Ne var ki daha işin başından itibaren hayasızca sürdürülen bir kampanya ile sözde partimize mensup milletvekillerinin bile Anayasaya destek vereceklerine dair alçakça şaiyalar yayılmaya çalışılmaktadır. Kapı kapı gezen bazı zavallılar ise Milliyetçi Hareket Partisi'ne gönül vermiş milyonları etkileyeceklerini düşünmektedirler. İşin yalnızca bu yönü bile AKP ve bir avuç işbirlikçisi dışında Anayasanın geçmeyeceğine dair bir panik içine girdiklerini, derin korkular yaşadıklarını şimdiden göstermesi bakımından ibret vericidir.
"HELAL SÜT EMEN YANINDA YER ALMAZ"
Kendi milletvekillerini iknada başarılı olamayanlar, kendi aralarındaki insanları ikna edemeyenler şimdi başka mecralarda şansını boş yere deneme arayışındadırlar.
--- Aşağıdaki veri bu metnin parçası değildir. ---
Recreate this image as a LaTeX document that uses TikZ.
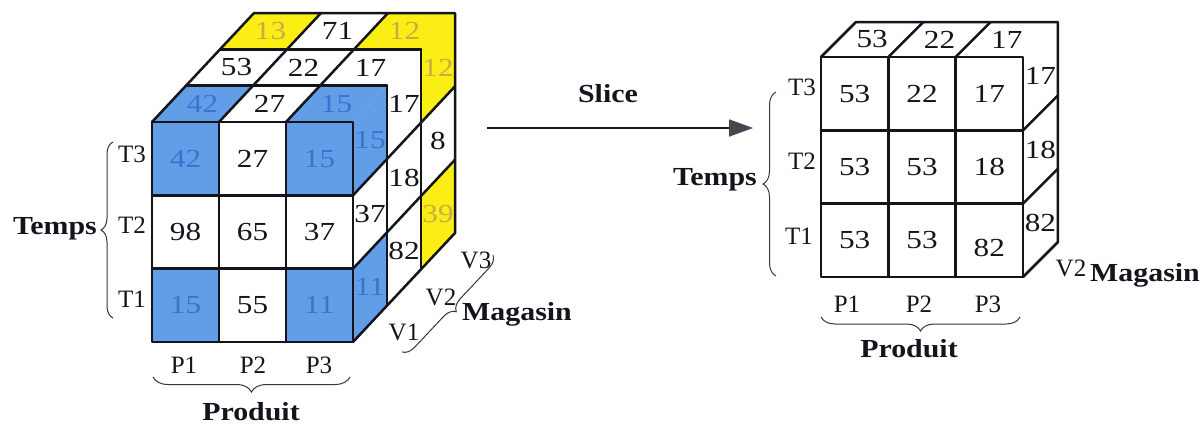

Buradan inanarak tekrarlıyorum ki, Milliyetçi Hareketin hiçbir mensubu, aziz milletimizin helal süt emmiş hiçbir ferdi; Habur'da terörist karşılarken ve kucaklarken gördüğü, Başımıza çuval geçirilirken suskunluğuna şahit olduğu, Katile sayın, şehide kelle diyen bir zihniyetin yanında kesinlikle yer almayacaktır.
Erdoğan'ın önce başbakan, sonra eşbaşkan, şimdi ise başyargıç olma hezeyanlarına, bu dünyada hesaptan kurtulma arayışlarına asla ve asla destek olmayacaktır.